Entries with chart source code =

● ● ●

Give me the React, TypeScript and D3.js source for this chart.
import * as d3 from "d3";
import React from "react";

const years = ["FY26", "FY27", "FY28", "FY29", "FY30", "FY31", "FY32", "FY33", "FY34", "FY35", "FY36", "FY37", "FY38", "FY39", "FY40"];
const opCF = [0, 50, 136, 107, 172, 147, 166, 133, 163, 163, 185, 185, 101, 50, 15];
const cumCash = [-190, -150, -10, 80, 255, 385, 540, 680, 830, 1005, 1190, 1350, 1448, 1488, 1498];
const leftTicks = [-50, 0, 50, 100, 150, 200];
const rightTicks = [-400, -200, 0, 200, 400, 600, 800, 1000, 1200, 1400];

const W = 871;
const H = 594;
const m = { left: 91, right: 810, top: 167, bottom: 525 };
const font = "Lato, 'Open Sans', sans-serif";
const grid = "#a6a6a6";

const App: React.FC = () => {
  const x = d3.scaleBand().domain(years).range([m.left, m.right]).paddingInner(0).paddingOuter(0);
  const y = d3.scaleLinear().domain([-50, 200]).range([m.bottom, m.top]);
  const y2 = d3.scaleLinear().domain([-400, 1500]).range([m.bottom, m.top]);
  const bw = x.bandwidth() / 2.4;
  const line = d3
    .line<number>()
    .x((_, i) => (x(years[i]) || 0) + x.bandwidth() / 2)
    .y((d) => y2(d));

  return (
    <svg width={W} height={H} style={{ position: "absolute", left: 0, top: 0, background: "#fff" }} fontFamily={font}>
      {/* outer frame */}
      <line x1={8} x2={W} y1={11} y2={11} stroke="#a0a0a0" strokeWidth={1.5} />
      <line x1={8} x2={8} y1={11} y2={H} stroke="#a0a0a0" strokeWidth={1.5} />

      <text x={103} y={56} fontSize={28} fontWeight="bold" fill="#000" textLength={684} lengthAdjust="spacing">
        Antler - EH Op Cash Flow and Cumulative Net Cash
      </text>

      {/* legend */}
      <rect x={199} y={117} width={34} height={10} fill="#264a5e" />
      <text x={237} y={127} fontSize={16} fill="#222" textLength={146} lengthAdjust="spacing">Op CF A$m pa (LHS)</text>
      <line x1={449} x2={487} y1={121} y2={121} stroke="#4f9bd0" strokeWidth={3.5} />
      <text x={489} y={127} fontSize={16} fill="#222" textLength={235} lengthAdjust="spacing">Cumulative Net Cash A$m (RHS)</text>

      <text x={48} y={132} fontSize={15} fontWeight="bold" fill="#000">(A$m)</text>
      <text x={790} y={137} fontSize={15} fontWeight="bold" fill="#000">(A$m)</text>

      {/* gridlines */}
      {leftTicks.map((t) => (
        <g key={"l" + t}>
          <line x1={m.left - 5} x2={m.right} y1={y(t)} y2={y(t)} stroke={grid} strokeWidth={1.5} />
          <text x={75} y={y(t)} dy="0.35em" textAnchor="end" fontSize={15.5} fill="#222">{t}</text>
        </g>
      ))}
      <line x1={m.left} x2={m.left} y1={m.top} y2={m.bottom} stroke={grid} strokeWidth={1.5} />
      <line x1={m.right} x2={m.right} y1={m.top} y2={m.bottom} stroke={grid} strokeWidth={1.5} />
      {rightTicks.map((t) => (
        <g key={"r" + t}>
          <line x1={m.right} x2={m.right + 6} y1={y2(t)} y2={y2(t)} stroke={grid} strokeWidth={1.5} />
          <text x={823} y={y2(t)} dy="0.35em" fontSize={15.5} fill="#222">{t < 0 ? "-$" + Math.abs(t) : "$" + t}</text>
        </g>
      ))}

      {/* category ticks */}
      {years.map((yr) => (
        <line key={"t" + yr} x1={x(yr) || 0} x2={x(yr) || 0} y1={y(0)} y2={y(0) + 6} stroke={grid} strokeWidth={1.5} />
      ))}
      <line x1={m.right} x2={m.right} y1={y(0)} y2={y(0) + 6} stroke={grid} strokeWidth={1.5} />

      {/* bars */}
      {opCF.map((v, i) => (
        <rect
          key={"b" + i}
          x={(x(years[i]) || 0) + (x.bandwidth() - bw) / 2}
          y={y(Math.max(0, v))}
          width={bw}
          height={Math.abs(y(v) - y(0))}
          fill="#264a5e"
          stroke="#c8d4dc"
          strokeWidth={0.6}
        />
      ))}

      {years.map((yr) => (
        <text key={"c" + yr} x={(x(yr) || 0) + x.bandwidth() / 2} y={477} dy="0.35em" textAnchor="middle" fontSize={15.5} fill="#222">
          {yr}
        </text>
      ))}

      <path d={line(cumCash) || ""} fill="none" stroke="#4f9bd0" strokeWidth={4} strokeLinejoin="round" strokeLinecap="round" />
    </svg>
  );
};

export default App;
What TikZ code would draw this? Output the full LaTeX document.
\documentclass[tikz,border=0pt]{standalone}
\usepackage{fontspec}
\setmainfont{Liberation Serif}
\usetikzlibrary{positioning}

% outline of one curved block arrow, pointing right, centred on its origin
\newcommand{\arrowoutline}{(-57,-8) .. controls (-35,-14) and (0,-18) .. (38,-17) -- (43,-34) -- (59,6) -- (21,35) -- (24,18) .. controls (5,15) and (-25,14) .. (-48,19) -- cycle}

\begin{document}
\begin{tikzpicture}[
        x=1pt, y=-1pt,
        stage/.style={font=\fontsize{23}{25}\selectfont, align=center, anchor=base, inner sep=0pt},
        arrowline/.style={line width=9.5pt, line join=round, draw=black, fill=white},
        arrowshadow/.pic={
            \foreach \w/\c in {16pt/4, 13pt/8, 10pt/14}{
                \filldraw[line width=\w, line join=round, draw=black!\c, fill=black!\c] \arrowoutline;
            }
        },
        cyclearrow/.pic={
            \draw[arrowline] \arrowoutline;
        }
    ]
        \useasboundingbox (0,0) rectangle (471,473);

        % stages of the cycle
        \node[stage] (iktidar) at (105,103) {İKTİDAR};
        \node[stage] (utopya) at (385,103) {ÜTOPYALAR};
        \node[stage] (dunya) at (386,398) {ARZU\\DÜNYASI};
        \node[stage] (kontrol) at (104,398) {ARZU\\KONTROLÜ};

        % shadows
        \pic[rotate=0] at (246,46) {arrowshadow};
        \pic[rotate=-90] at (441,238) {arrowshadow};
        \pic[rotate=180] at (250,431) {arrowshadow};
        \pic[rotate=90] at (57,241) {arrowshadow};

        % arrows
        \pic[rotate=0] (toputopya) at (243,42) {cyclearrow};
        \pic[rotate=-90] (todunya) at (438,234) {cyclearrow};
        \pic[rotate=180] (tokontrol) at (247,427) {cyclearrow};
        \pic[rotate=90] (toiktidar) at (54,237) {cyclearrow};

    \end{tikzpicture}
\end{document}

● ● ●

Aim of the task =
Write out the listing once more, matching it exactly.

Solution to this task =
Give me the React, TypeScript and D3.js source for this chart.
import * as d3 from "d3";
import React from "react";

const years = ["FY26", "FY27", "FY28", "FY29", "FY30", "FY31", "FY32", "FY33", "FY34", "FY35", "FY36", "FY37", "FY38", "FY39", "FY40"];
const opCF = [0, 50, 136, 107, 172, 147, 166, 133, 163, 163, 185, 185, 101, 50, 15];
const cumCash = [-190, -150, -10, 80, 255, 385, 540, 680, 830, 1005, 1190, 1350, 1448, 1488, 1498];
const leftTicks = [-50, 0, 50, 100, 150, 200];
const rightTicks = [-400, -200, 0, 200, 400, 600, 800, 1000, 1200, 1400];

const W = 871;
const H = 594;
const m = { left: 91, right: 810, top: 167, bottom: 525 };
const font = "Lato, 'Open Sans', sans-serif";
const grid = "#a6a6a6";

const App: React.FC = () => {
  const x = d3.scaleBand().domain(years).range([m.left, m.right]).paddingInner(0).paddingOuter(0);
  const y = d3.scaleLinear().domain([-50, 200]).range([m.bottom, m.top]);
  const y2 = d3.scaleLinear().domain([-400, 1500]).range([m.bottom, m.top]);
  const bw = x.bandwidth() / 2.4;
  const line = d3
    .line<number>()
    .x((_, i) => (x(years[i]) || 0) + x.bandwidth() / 2)
    .y((d) => y2(d));

  return (
    <svg width={W} height={H} style={{ position: "absolute", left: 0, top: 0, background: "#fff" }} fontFamily={font}>
      {/* outer frame */}
      <line x1={8} x2={W} y1={11} y2={11} stroke="#a0a0a0" strokeWidth={1.5} />
      <line x1={8} x2={8} y1={11} y2={H} stroke="#a0a0a0" strokeWidth={1.5} />

      <text x={103} y={56} fontSize={28} fontWeight="bold" fill="#000" textLength={684} lengthAdjust="spacing">
        Antler - EH Op Cash Flow and Cumulative Net Cash
      </text>

      {/* legend */}
      <rect x={199} y={117} width={34} height={10} fill="#264a5e" />
      <text x={237} y={127} fontSize={16} fill="#222" textLength={146} lengthAdjust="spacing">Op CF A$m pa (LHS)</text>
      <line x1={449} x2={487} y1={121} y2={121} stroke="#4f9bd0" strokeWidth={3.5} />
      <text x={489} y={127} fontSize={16} fill="#222" textLength={235} lengthAdjust="spacing">Cumulative Net Cash A$m (RHS)</text>

      <text x={48} y={132} fontSize={15} fontWeight="bold" fill="#000">(A$m)</text>
      <text x={790} y={137} fontSize={15} fontWeight="bold" fill="#000">(A$m)</text>

      {/* gridlines */}
      {leftTicks.map((t) => (
        <g key={"l" + t}>
          <line x1={m.left - 5} x2={m.right} y1={y(t)} y2={y(t)} stroke={grid} strokeWidth={1.5} />
          <text x={75} y={y(t)} dy="0.35em" textAnchor="end" fontSize={15.5} fill="#222">{t}</text>
        </g>
      ))}
      <line x1={m.left} x2={m.left} y1={m.top} y2={m.bottom} stroke={grid} strokeWidth={1.5} />
      <line x1={m.right} x2={m.right} y1={m.top} y2={m.bottom} stroke={grid} strokeWidth={1.5} />
      {rightTicks.map((t) => (
        <g key={"r" + t}>
          <line x1={m.right} x2={m.right + 6} y1={y2(t)} y2={y2(t)} stroke={grid} strokeWidth={1.5} />
          <text x={823} y={y2(t)} dy="0.35em" fontSize={15.5} fill="#222">{t < 0 ? "-$" + Math.abs(t) : "$" + t}</text>
        </g>
      ))}

      {/* category ticks */}
      {years.map((yr) => (
        <line key={"t" + yr} x1={x(yr) || 0} x2={x(yr) || 0} y1={y(0)} y2={y(0) + 6} stroke={grid} strokeWidth={1.5} />
      ))}
      <line x1={m.right} x2={m.right} y1={y(0)} y2={y(0) + 6} stroke={grid} strokeWidth={1.5} />

      {/* bars */}
      {opCF.map((v, i) => (
        <rect
          key={"b" + i}
          x={(x(years[i]) || 0) + (x.bandwidth() - bw) / 2}
          y={y(Math.max(0, v))}
          width={bw}
          height={Math.abs(y(v) - y(0))}
          fill="#264a5e"
          stroke="#c8d4dc"
          strokeWidth={0.6}
        />
      ))}

      {years.map((yr) => (
        <text key={"c" + yr} x={(x(yr) || 0) + x.bandwidth() / 2} y={477} dy="0.35em" textAnchor="middle" fontSize={15.5} fill="#222">
          {yr}
        </text>
      ))}

      <path d={line(cumCash) || ""} fill="none" stroke="#4f9bd0" strokeWidth={4} strokeLinejoin="round" strokeLinecap="round" />
    </svg>
  );
};

export default App;
What TikZ code would draw this? Output the full LaTeX document.
\documentclass[tikz,border=0pt]{standalone}
\usepackage{fontspec}
\setmainfont{Liberation Serif}
\usetikzlibrary{positioning}

% outline of one curved block arrow, pointing right, centred on its origin
\newcommand{\arrowoutline}{(-57,-8) .. controls (-35,-14) and (0,-18) .. (38,-17) -- (43,-34) -- (59,6) -- (21,35) -- (24,18) .. controls (5,15) and (-25,14) .. (-48,19) -- cycle}

\begin{document}
\begin{tikzpicture}[
        x=1pt, y=-1pt,
        stage/.style={font=\fontsize{23}{25}\selectfont, align=center, anchor=base, inner sep=0pt},
        arrowline/.style={line width=9.5pt, line join=round, draw=black, fill=white},
        arrowshadow/.pic={
            \foreach \w/\c in {16pt/4, 13pt/8, 10pt/14}{
                \filldraw[line width=\w, line join=round, draw=black!\c, fill=black!\c] \arrowoutline;
            }
        },
        cyclearrow/.pic={
            \draw[arrowline] \arrowoutline;
        }
    ]
        \useasboundingbox (0,0) rectangle (471,473);

        % stages of the cycle
        \node[stage] (iktidar) at (105,103) {İKTİDAR};
        \node[stage] (utopya) at (385,103) {ÜTOPYALAR};
        \node[stage] (dunya) at (386,398) {ARZU\\DÜNYASI};
        \node[stage] (kontrol) at (104,398) {ARZU\\KONTROLÜ};

        % shadows
        \pic[rotate=0] at (246,46) {arrowshadow};
        \pic[rotate=-90] at (441,238) {arrowshadow};
        \pic[rotate=180] at (250,431) {arrowshadow};
        \pic[rotate=90] at (57,241) {arrowshadow};

        % arrows
        \pic[rotate=0] (toputopya) at (243,42) {cyclearrow};
        \pic[rotate=-90] (todunya) at (438,234) {cyclearrow};
        \pic[rotate=180] (tokontrol) at (247,427) {cyclearrow};
        \pic[rotate=90] (toiktidar) at (54,237) {cyclearrow};

    \end{tikzpicture}
\end{document}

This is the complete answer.